Lingkup tutup tambang secara umum terlalu disederhanakan
sebatas reklamasi dengan penghijauan. Pada kasus tambang terbuka (open pit),
lobang galian utama dibiarkan terbuka, hampir sama kondisinya dengan sistem dam
tailing di darat. Curah hujan yang tinggi, guncangan akibat gempa bumi
menjadikan tempat-tempat tersebut sangat beresiko jebol. Terbentuknya air asam
tambang yang sangat berbahaya mencemari lingkungan sekitar sama sekali tidak
masuk dalam skenario tutup tambang, padahal pembentukannya bisa terjadi jangka
panjang dan sering sangat sulit diperhitungkan.

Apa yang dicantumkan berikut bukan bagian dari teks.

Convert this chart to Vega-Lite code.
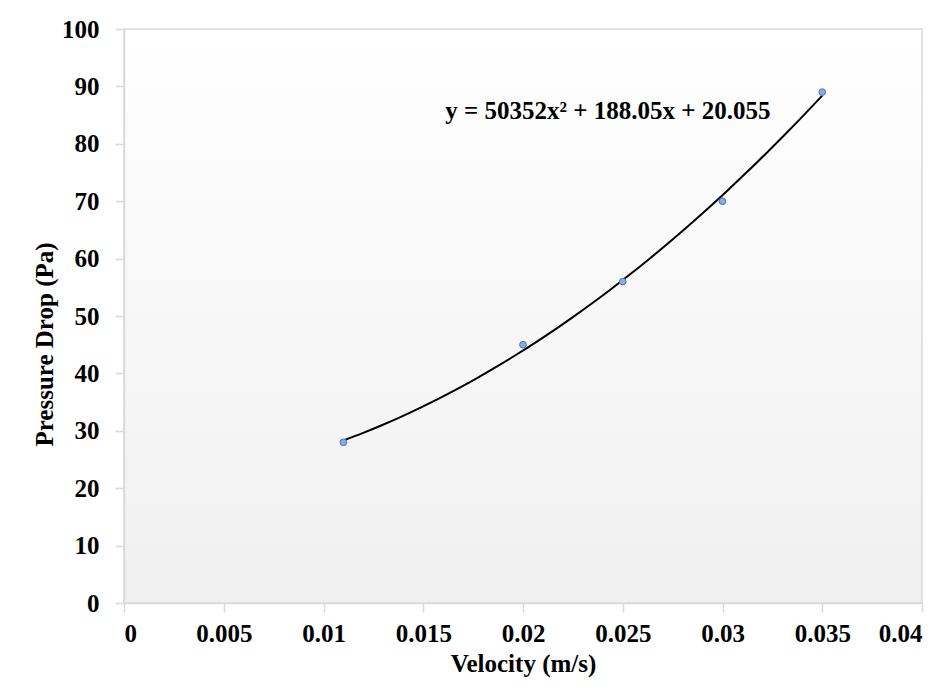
{
  "$schema": "https://vega.github.io/schema/vega-lite/v6.json",
  "width": 798,
  "height": 574,
  "autosize": {"type": "none"},
  "padding": {"left": 124, "top": 29, "right": 26, "bottom": 93},
  "background": "#ffffff",
  "view": {
    "stroke": "#d9d9d9",
    "strokeWidth": 1.5,
    "fill": {
      "gradient": "linear",
      "x1": 0, "y1": 0, "x2": 0, "y2": 1,
      "stops": [
        {"offset": 0, "color": "#ffffff"},
        {"offset": 1, "color": "#f0f0f0"}
      ]
    }
  },
  "config": {
    "axis": {
      "grid": false,
      "domainColor": "#d9d9d9",
      "domainWidth": 1.5,
      "tickColor": "#d9d9d9",
      "tickWidth": 1.5,
      "tickSize": 9,
      "labelFont": "Liberation Serif",
      "labelFontWeight": "bold",
      "labelFontSize": 25,
      "labelColor": "#000000",
      "titleFont": "Liberation Serif",
      "titleFontWeight": "bold",
      "titleFontSize": 25,
      "titleColor": "#000000"
    }
  },
  "data": {
    "values": [
      {"velocity": 0.011, "pressure": 28},
      {"velocity": 0.02, "pressure": 45},
      {"velocity": 0.025, "pressure": 56},
      {"velocity": 0.03, "pressure": 70},
      {"velocity": 0.035, "pressure": 89}
    ]
  },
  "layer": [
    {
      "transform": [
        {"regression": "pressure", "on": "velocity", "method": "poly", "order": 2}
      ],
      "mark": {"type": "line", "color": "#000000", "strokeWidth": 2, "interpolate": "monotone"},
      "encoding": {
        "x": {
          "field": "velocity",
          "type": "quantitative",
          "scale": {"domain": [0, 0.04], "nice": false},
          "axis": {
            "title": "Velocity (m/s)",
            "values": [0, 0.005, 0.01, 0.015, 0.02, 0.025, 0.03, 0.035, 0.04],
            "labelExpr": "'' + datum.value",
            "labelPadding": 9,
            "titlePadding": 5
          }
        },
        "y": {
          "field": "pressure",
          "type": "quantitative",
          "scale": {"domain": [0, 100], "nice": false},
          "axis": {
            "title": "Pressure Drop (Pa)",
            "values": [0, 10, 20, 30, 40, 50, 60, 70, 80, 90, 100],
            "labelPadding": 16,
            "titlePadding": 4,
            "titleY": 315
          }
        }
      }
    },
    {
      "mark": {"type": "point", "filled": true, "fill": "#8eaadb", "stroke": "#4472c4", "strokeWidth": 1, "size": 45, "opacity": 1},
      "encoding": {
        "x": {"field": "velocity", "type": "quantitative"},
        "y": {"field": "pressure", "type": "quantitative"}
      }
    },
    {
      "data": {"values": [{"label": "y = 50352x² + 188.05x + 20.055", "lx": 0.0161, "ly": 85.8}]},
      "mark": {"type": "text", "align": "left", "baseline": "middle", "font": "Liberation Serif", "fontWeight": "bold", "fontSize": 25, "color": "#000000"},
      "encoding": {
        "x": {"field": "lx", "type": "quantitative"},
        "y": {"field": "ly", "type": "quantitative"},
        "text": {"field": "label", "type": "nominal"}
      }
    }
  ]
}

Bila ada persoalan lingkungan akan muncul kontroversi,
tim-tim independen, dst. Lepas dari persoalan ‘moral’, pengetahuan tentang
dampak aktivitas pertambangan terhadap lingkungan sangat sulit berada dalam
sebuah konsensus pengetahuan (scientific consensus). Dalam kondisi Indonesia ,
kita memiliki keterbatasan dana ketika diperhadapkan dengan tuntutan untuk
memenuhi kriteria kemutahiran teknologi (peralatan). Untuk hal yang satu ini
tentu bisa dipenuhi dengan mudah oleh perusahan. Banyak juga studi independent
akhirnya harus menggunakan peralatan perusahan dalam aktivitasnya.
Sistem dalam banyak aspek ternyata harus dibenahi dan dipersiapkan
terlebih dahulu bila kita ingin mewujudkan pertambangan yang berkeadilan
lingkungan.
Materi ini disampaikan oleh akademisi UNSRAT Rignolda Djamaluddin Phd dalam seminar Mengupas dan Mencari Solusi Permasalahan Pertambangan di Sulawesi Utara, di Gold Room Hotel Formosa, Kamis (19/9).